Diese Doppelbödigkeit kommt in ICH SEH ICH SEH ganz anders daher. Die Geschichte in Kurzfassung: Zwei Zehnjährige waren in Ferien beim Vater, der getrennt von der Mutter woanders lebt. Im modernistischen Haus am Waldrand kommt die Mutter mit Gesichtsbandage aus der Klinik. Sie ist zickig und tyrannisiert ihre Kinder. Kalt und fremd ist sie ihnen, wir erleben aber auch das Gegenteil von Zugewandtheit und Miteinanderspielen. Beim Ratespiel, wo jemand mit dem Zettel an der Stirn jemanden verkörpern soll, den die anderen bestimmt hatten, kommt sie nicht drauf: Mutter steht dort. Aber sie ist keine, entscheiden die Zwillinge im Kopf und vor allem nicht ihre. Deshalb entscheiden sie sich dann auch für die Tat: diese angebliche Mutter zu eliminieren, was mit einem regelrechten Foltern beginnt.

 

Zur Interpretation läßt sich viel erzählen. Aber das kann man ruhig dem Zuschauer überlassen. Wichtiger ist, auf so kleine Momente zu verweisen, wo sich Filmkunst zeigt. Wenigstens in unseren Augen, siehe oben. Das Verstörendste ist zuerst einmal die Gesichtsbandage der Mutter. Wenn man sie sieht, man weiß ja nicht, hatte sie einen Unfall, kommt sie von einer SchönheitsOP, so fallen einem so viele andere Filme ein, daß man sich gleich auf die zwei augenfälligsten beschränken muß: DIE HAUT IN DER ICH WOHNE von Pedro Almodóvar ist das stärkste Geschütz, weil es dort nicht nur um Gesichtskonstruktion durch Haut, sondern gleich um Geschlechtsumwandlung geht.
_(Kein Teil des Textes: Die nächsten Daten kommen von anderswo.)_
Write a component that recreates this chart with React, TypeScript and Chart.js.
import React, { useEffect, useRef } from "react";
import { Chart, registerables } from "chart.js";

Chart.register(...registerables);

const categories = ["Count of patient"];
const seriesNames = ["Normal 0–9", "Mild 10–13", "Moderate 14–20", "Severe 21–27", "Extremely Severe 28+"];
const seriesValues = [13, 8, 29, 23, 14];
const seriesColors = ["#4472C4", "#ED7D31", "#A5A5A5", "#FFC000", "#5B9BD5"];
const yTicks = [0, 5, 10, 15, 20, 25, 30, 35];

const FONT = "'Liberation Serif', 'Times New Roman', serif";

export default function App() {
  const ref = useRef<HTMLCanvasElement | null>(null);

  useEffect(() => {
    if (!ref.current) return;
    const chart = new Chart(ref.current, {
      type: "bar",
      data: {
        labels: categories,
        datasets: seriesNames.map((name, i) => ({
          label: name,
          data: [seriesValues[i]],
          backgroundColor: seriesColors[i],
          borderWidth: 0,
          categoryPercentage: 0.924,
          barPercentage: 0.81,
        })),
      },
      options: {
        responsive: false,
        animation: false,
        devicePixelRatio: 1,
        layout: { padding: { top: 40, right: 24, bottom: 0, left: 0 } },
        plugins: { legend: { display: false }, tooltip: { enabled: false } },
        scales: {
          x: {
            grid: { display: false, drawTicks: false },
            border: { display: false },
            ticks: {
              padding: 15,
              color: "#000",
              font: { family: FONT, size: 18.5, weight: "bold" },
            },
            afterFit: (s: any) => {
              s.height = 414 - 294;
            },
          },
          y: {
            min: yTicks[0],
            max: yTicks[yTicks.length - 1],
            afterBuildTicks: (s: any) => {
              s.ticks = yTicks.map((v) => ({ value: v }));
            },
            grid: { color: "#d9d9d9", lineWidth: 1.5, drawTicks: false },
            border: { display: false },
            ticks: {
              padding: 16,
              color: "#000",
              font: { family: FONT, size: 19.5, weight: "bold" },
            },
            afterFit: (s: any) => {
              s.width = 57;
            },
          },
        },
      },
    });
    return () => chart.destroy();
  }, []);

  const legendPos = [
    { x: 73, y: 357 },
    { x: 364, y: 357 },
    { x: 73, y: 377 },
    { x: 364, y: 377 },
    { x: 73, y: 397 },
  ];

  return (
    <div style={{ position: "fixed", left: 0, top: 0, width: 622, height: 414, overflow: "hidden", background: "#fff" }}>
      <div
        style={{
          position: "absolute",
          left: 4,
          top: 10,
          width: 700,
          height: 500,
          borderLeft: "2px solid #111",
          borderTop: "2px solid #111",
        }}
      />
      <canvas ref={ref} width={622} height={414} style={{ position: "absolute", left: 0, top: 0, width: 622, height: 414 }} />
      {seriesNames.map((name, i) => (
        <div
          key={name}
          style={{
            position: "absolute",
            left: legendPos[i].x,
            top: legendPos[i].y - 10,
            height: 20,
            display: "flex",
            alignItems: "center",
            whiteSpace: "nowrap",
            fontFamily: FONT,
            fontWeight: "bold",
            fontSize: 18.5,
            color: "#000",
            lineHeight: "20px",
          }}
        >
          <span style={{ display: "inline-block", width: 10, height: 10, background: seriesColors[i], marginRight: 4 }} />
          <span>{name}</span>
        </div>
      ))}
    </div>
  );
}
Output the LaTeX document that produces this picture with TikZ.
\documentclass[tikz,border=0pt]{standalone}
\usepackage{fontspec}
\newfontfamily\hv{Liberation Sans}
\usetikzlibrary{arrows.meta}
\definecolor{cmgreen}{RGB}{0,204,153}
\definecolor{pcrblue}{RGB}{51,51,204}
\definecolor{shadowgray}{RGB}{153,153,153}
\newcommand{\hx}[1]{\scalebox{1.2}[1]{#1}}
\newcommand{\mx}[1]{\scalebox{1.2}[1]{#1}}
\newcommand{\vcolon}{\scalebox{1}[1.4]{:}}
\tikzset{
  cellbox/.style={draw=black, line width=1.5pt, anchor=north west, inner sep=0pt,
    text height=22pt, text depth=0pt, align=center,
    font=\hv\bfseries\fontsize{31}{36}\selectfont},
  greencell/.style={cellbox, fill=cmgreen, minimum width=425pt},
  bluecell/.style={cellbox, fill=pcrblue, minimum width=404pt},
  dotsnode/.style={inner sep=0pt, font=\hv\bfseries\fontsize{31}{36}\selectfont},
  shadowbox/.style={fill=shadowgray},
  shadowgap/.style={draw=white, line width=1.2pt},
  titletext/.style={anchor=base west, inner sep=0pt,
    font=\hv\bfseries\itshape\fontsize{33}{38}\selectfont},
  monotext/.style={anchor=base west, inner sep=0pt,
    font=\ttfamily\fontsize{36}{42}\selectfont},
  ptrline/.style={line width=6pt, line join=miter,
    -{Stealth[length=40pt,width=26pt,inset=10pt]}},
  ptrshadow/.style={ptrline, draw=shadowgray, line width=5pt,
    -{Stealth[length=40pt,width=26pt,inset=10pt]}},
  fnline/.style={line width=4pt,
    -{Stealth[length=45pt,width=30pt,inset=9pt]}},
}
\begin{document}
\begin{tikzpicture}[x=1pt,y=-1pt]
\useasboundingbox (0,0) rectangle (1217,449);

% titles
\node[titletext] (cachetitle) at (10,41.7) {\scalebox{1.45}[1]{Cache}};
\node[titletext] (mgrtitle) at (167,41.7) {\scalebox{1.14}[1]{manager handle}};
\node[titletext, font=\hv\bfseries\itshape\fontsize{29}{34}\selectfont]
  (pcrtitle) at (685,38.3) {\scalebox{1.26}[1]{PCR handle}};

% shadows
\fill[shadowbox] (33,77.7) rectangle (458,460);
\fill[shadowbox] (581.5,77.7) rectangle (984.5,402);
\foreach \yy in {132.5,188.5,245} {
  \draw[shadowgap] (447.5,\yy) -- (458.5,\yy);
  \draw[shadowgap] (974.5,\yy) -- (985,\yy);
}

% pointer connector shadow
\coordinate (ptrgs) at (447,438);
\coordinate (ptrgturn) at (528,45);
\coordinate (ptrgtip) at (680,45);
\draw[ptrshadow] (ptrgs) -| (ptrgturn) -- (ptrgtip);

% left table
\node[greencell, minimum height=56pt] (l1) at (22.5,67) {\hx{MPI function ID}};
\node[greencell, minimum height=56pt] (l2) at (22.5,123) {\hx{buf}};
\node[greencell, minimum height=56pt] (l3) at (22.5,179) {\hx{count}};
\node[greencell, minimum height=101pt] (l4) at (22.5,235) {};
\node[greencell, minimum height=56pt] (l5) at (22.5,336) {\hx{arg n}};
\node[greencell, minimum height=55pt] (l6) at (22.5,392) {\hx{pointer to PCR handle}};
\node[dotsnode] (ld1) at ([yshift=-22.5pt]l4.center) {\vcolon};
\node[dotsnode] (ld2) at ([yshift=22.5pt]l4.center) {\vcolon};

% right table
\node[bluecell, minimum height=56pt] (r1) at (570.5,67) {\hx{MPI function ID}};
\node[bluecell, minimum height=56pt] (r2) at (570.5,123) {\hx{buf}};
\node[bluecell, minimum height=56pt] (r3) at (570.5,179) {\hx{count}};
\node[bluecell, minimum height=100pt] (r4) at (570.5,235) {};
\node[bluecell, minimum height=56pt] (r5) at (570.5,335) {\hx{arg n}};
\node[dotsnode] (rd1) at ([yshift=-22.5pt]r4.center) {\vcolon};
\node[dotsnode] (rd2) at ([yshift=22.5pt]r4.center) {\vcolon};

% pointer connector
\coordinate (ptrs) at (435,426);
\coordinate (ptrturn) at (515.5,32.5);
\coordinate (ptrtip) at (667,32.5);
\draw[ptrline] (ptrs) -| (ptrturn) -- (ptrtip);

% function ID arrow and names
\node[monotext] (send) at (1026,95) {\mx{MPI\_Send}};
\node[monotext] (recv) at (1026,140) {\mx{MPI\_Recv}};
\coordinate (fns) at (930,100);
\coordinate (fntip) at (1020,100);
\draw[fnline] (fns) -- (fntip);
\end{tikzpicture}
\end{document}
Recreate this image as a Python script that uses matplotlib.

In PHÖNIX, dem jüngsten Film von Christian Petzold, trägt Nina Hoss als Auschwitzüberlebende ihr Gesicht, das durch Schüsse verletzt wurde, in derselben Bandage, was jeweils deshalb so unheimlich wirkt, weil die Augen, die keine Mimik begleitet, eine weit tiefere, verstörendere Dimension erhalten, weil wir Zuschauer unsere Gefühle in den Augenausdruck hineinlegen, ihn also interpretieren, während wir bei starker Mimik nur Abnehmer dessen sind, was gezeigt wird.

 

Ein ganz anders Moment ist das Fehlen von Psychologie. Denn das Verhalten dieser Zwillinge – ob die Namen Lukas und Elias Biblisches, nämlich Altes und Neues Testament, andeuten, wissen wir nicht – fordert eigentlich die Antworten auf unsere Fragen heraus: was ist da los, warum sind diese so seltsam, was nur gesteigert wird durch das noch weitaus fremdere Verhalten dieser Mutter. Unangepaßt alle drei, unangepaßt an die Situation des sterilen Hauses in einer fleischlichen sinnlichen Natur.

 

Interessant auch, wie die Filmemacher mit unserer Zu- und Abneigung spielen. Wollen wir erst einmal den Zwillingen helfen gegen eine derart kalte und egoistische, ach was egozentrische und gemeine Mutter, so wanken unsere Sympathien, als....mehr im Kino.

 

P.S.: Gar nichts zur umwerfenden Musik von Olga Neuwirth gesagt, schon deshalb nicht, weil sie so genau die Szene untermalt, daß man gar nicht aufmerksam wird.